Materials provided start

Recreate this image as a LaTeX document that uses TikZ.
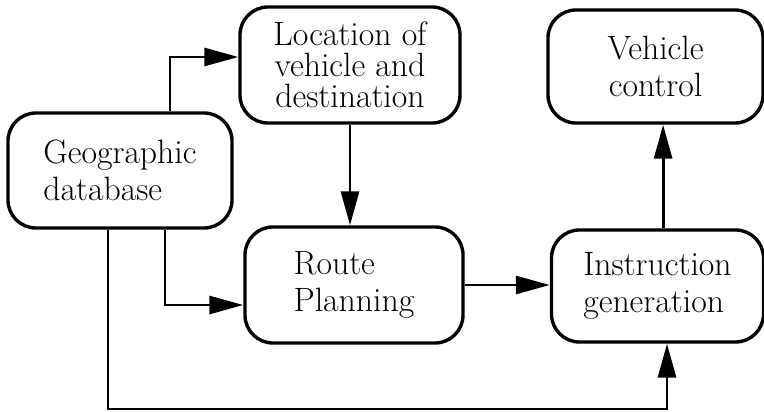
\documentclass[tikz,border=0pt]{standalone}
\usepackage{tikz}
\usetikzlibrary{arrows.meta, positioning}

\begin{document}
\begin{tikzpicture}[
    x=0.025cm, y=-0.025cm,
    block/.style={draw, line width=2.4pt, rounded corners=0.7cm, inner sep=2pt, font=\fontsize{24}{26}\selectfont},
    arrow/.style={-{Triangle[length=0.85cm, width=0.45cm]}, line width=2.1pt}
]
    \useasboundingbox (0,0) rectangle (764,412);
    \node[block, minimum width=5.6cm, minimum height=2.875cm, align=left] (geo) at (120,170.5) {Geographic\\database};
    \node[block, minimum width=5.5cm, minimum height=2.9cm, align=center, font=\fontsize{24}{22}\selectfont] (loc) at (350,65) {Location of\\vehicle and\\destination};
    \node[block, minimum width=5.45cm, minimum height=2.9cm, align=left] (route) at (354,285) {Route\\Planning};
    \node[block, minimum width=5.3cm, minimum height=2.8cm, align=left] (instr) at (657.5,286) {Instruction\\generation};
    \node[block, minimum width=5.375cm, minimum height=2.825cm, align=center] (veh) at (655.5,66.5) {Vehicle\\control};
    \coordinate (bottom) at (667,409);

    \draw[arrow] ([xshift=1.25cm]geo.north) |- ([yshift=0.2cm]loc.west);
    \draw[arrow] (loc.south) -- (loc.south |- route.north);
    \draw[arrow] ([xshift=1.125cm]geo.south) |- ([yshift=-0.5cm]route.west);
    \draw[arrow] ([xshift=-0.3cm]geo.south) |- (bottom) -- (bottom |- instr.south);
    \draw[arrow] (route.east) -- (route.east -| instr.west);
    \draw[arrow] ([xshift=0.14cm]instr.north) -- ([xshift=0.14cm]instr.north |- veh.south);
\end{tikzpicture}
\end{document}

Materials provided end
Materials provided start

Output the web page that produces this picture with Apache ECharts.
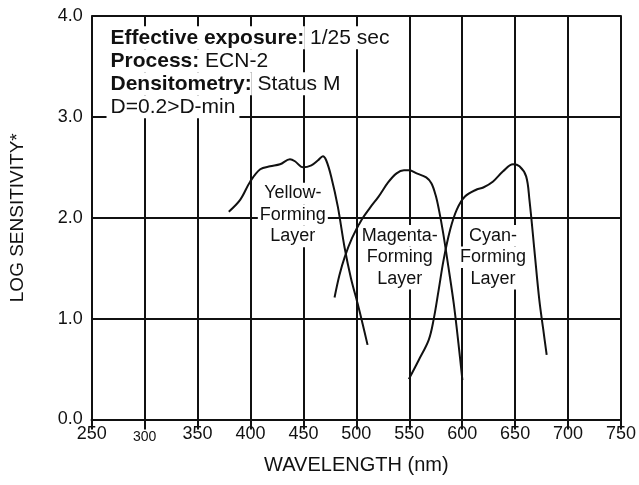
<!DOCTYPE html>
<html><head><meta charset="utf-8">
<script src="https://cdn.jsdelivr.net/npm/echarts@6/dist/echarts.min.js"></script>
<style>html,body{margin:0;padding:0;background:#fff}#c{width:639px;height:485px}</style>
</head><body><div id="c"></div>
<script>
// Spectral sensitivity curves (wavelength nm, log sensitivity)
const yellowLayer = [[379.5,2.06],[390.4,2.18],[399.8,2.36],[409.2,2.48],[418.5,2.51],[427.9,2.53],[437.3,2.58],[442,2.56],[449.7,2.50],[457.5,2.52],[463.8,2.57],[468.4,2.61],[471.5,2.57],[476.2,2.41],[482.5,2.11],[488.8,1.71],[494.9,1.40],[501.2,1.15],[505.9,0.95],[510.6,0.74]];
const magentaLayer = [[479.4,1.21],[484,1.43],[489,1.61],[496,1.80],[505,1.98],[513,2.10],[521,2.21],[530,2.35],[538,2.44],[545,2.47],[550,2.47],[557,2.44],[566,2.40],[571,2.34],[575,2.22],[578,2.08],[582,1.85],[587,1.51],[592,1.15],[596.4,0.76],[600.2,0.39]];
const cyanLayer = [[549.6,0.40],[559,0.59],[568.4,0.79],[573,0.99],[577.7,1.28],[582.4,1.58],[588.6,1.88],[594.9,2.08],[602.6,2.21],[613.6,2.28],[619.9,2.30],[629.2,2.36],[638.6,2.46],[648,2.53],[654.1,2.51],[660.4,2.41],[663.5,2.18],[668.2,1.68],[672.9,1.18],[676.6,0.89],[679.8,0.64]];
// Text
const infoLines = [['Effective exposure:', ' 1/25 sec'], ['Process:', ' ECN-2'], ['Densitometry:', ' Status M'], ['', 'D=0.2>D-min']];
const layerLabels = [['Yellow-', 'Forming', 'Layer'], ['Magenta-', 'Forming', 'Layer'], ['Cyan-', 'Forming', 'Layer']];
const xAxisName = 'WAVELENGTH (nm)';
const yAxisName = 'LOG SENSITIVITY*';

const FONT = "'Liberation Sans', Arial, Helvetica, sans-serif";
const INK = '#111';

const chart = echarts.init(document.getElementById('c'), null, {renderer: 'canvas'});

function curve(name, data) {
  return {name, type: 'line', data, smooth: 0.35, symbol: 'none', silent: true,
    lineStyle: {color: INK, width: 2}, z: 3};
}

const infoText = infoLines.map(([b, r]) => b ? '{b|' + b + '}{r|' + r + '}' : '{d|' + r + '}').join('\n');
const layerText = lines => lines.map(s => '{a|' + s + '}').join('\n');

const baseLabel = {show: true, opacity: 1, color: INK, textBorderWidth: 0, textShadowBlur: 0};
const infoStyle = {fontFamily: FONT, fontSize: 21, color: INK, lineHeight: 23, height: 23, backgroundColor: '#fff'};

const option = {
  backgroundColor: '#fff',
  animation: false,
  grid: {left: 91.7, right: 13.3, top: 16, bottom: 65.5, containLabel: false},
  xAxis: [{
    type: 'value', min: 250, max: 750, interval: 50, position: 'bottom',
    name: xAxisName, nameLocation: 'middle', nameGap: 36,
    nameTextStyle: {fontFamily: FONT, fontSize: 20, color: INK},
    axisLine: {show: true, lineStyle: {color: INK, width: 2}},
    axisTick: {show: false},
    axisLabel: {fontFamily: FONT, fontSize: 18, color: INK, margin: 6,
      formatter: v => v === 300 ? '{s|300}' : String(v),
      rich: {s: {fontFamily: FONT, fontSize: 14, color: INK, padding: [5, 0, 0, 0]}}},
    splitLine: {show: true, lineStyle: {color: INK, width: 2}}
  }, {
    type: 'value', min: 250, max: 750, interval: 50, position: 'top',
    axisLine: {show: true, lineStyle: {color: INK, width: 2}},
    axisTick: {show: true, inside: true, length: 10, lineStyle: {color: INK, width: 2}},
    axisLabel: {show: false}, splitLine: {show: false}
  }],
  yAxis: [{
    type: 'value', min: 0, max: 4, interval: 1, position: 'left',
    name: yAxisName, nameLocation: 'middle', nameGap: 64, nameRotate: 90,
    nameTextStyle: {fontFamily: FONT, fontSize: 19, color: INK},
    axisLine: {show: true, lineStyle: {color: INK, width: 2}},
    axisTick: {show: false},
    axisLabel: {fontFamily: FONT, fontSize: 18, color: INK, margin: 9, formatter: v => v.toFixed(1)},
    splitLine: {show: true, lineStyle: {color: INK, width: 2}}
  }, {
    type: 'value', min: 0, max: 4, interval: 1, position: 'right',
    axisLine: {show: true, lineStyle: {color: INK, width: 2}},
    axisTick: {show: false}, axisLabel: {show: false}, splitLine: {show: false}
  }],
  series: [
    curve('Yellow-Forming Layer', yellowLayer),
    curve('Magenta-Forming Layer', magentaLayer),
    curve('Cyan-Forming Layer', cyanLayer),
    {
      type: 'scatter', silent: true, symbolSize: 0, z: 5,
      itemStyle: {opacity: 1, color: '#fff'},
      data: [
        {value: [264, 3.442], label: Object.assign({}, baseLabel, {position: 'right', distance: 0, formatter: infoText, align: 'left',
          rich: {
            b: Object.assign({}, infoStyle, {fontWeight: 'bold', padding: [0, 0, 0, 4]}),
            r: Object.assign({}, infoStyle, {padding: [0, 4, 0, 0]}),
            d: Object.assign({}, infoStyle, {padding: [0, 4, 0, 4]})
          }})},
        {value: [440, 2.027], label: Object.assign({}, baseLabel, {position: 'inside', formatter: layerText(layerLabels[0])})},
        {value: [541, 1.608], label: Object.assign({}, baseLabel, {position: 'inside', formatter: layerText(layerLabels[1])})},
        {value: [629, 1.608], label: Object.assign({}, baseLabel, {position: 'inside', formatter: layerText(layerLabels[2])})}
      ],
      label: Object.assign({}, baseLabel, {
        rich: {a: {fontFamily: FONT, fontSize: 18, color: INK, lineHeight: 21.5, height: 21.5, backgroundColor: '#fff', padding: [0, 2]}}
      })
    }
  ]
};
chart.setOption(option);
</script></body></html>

Materials provided end
Materials provided start

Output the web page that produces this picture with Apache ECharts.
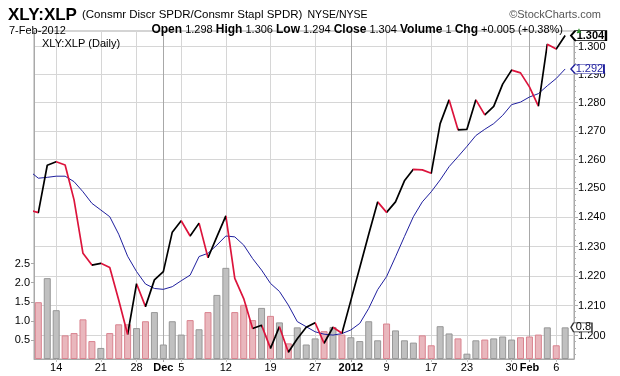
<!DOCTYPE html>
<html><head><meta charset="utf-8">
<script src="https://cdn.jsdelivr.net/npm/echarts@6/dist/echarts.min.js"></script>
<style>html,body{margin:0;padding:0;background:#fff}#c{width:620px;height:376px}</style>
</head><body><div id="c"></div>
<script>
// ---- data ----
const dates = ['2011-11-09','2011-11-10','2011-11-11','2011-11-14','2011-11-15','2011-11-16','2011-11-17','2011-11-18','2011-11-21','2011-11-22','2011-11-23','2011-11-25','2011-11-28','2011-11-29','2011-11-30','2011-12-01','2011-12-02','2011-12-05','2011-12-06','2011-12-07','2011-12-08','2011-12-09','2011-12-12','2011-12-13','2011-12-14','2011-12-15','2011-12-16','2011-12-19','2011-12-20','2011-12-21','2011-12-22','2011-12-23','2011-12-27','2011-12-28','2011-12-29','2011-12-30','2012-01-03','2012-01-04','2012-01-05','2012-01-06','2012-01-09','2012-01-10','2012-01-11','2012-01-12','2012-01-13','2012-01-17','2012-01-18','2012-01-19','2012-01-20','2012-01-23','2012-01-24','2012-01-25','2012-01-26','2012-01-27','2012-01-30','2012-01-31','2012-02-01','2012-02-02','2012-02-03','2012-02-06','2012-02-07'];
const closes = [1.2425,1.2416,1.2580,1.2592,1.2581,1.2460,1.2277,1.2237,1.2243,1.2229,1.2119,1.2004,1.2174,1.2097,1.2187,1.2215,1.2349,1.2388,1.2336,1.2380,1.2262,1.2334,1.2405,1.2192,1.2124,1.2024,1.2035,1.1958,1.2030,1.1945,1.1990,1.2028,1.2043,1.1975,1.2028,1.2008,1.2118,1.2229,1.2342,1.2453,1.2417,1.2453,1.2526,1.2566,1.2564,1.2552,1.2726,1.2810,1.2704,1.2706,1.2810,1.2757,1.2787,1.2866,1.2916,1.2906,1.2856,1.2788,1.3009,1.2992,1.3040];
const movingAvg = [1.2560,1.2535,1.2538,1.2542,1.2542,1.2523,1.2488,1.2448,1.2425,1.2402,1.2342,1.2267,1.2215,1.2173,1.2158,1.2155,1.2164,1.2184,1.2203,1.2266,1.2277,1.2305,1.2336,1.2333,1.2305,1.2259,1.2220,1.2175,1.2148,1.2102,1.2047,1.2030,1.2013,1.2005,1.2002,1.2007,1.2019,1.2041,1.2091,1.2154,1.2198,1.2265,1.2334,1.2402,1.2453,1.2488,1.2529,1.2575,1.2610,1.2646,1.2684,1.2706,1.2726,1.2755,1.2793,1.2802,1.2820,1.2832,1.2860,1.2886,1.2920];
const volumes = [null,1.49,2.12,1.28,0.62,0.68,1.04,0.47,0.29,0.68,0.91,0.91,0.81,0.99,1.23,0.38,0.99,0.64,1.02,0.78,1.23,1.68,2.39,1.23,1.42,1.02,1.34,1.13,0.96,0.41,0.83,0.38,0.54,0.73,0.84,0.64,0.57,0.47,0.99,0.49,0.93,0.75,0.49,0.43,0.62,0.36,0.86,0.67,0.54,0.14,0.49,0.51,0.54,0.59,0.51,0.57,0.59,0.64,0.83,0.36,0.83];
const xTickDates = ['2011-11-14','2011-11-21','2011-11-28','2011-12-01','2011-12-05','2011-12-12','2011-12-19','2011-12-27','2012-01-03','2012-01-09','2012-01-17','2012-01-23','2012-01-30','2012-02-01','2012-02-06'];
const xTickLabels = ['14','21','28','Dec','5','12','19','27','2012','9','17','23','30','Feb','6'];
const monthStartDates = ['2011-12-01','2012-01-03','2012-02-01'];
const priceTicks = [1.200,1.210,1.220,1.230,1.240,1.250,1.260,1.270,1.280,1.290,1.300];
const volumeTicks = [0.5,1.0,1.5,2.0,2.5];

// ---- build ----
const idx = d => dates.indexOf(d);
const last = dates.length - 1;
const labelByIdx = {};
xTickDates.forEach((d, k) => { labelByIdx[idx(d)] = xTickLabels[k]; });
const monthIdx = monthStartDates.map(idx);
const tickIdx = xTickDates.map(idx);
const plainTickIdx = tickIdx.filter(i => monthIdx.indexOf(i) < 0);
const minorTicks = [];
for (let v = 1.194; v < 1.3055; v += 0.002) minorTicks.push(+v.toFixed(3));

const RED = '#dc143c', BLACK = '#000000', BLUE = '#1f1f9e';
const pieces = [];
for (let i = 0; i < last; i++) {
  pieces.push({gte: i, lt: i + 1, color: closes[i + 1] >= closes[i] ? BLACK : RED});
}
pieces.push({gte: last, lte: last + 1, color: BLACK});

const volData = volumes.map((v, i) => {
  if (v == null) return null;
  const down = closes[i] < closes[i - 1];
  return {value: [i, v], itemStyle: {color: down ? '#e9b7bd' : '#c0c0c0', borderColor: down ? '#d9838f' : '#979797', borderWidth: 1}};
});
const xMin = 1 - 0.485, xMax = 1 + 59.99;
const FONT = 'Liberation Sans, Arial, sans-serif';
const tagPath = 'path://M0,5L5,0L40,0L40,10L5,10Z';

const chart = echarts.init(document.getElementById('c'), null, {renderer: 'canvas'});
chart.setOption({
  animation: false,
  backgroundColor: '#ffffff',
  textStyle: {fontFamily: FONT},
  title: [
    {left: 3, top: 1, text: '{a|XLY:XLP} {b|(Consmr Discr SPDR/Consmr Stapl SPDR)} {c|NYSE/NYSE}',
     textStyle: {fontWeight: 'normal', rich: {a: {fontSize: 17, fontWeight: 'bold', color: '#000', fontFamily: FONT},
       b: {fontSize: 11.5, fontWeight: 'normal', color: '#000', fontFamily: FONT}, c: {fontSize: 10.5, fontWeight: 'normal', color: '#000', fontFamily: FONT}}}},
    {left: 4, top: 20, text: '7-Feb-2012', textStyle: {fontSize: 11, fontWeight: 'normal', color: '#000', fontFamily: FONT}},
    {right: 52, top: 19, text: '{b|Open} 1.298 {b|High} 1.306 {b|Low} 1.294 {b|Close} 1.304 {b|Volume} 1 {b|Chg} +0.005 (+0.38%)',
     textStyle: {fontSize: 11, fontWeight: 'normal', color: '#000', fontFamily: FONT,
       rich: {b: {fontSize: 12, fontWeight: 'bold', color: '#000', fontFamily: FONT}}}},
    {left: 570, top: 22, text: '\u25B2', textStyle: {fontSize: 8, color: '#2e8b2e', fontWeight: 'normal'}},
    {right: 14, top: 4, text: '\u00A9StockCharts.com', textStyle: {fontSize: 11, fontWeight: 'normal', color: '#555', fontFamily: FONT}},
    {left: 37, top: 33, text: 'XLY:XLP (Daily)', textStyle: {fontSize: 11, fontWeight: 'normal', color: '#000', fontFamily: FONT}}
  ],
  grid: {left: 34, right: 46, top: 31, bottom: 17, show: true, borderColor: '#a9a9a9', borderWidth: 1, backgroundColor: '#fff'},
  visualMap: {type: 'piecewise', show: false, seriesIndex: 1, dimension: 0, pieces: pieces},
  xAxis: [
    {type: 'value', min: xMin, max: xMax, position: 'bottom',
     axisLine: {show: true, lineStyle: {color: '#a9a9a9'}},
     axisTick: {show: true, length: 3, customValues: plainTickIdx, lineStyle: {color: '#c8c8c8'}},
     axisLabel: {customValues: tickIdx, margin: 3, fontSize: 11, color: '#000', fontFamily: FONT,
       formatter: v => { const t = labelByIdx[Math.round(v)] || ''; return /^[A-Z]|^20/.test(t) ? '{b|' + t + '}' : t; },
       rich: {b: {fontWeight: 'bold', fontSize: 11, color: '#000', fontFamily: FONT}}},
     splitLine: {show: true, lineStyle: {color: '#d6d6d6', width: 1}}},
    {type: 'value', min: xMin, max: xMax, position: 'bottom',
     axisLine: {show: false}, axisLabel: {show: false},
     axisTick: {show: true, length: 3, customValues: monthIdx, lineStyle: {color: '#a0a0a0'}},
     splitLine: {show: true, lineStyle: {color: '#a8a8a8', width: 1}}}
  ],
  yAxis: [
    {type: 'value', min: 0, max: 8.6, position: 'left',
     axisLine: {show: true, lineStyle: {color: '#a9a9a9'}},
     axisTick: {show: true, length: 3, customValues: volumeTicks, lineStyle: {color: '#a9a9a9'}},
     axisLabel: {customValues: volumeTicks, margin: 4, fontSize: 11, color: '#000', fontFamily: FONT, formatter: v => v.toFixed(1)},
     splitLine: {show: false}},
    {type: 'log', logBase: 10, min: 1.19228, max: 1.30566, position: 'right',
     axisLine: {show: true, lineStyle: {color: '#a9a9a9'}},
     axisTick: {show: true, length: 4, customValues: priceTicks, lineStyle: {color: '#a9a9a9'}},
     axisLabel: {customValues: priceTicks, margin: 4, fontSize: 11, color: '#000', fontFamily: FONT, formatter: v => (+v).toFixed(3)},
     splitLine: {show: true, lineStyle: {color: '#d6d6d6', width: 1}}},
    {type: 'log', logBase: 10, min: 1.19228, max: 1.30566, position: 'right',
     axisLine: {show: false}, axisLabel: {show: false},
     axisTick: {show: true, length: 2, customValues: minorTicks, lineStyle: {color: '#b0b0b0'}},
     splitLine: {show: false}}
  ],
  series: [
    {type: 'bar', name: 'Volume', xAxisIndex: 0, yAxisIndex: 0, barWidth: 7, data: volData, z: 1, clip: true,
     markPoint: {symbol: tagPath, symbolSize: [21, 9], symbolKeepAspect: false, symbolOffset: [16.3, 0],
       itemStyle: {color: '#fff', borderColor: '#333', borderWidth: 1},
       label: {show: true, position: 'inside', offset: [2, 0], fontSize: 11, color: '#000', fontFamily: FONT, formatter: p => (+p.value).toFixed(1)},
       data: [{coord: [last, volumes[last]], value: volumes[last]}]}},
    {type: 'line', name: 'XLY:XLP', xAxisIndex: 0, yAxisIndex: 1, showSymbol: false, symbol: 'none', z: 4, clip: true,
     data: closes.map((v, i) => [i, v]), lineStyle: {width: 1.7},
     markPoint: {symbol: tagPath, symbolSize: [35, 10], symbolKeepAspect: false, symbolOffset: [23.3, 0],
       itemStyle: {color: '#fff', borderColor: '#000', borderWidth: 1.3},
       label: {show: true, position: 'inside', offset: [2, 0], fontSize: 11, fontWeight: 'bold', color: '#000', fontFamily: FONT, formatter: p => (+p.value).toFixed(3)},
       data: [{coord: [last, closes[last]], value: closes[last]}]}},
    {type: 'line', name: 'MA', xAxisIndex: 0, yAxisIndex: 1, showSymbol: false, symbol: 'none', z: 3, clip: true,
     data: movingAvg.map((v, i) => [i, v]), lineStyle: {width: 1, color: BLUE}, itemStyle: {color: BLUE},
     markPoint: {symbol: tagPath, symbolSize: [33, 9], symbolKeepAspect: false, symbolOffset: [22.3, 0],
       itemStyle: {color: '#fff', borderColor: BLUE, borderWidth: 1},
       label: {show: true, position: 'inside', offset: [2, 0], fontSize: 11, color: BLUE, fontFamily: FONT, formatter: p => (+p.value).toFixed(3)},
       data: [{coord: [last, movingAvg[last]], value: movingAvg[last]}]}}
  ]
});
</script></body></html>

Materials provided end

**Problem description**: Go back to the listing above and reproduce, exactly, the stretch from the line bearing "Recreate this image" through the line bearing "(bottom) at (667,409);", without its pictures.

**Completed exercise**:
Recreate this image as a LaTeX document that uses TikZ.
\documentclass[tikz,border=0pt]{standalone}
\usepackage{tikz}
\usetikzlibrary{arrows.meta, positioning}

\begin{document}
\begin{tikzpicture}[
    x=0.025cm, y=-0.025cm,
    block/.style={draw, line width=2.4pt, rounded corners=0.7cm, inner sep=2pt, font=\fontsize{24}{26}\selectfont},
    arrow/.style={-{Triangle[length=0.85cm, width=0.45cm]}, line width=2.1pt}
]
    \useasboundingbox (0,0) rectangle (764,412);
    \node[block, minimum width=5.6cm, minimum height=2.875cm, align=left] (geo) at (120,170.5) {Geographic\\database};
    \node[block, minimum width=5.5cm, minimum height=2.9cm, align=center, font=\fontsize{24}{22}\selectfont] (loc) at (350,65) {Location of\\vehicle and\\destination};
    \node[block, minimum width=5.45cm, minimum height=2.9cm, align=left] (route) at (354,285) {Route\\Planning};
    \node[block, minimum width=5.3cm, minimum height=2.8cm, align=left] (instr) at (657.5,286) {Instruction\\generation};
    \node[block, minimum width=5.375cm, minimum height=2.825cm, align=center] (veh) at (655.5,66.5) {Vehicle\\control};
    \coordinate (bottom) at (667,409);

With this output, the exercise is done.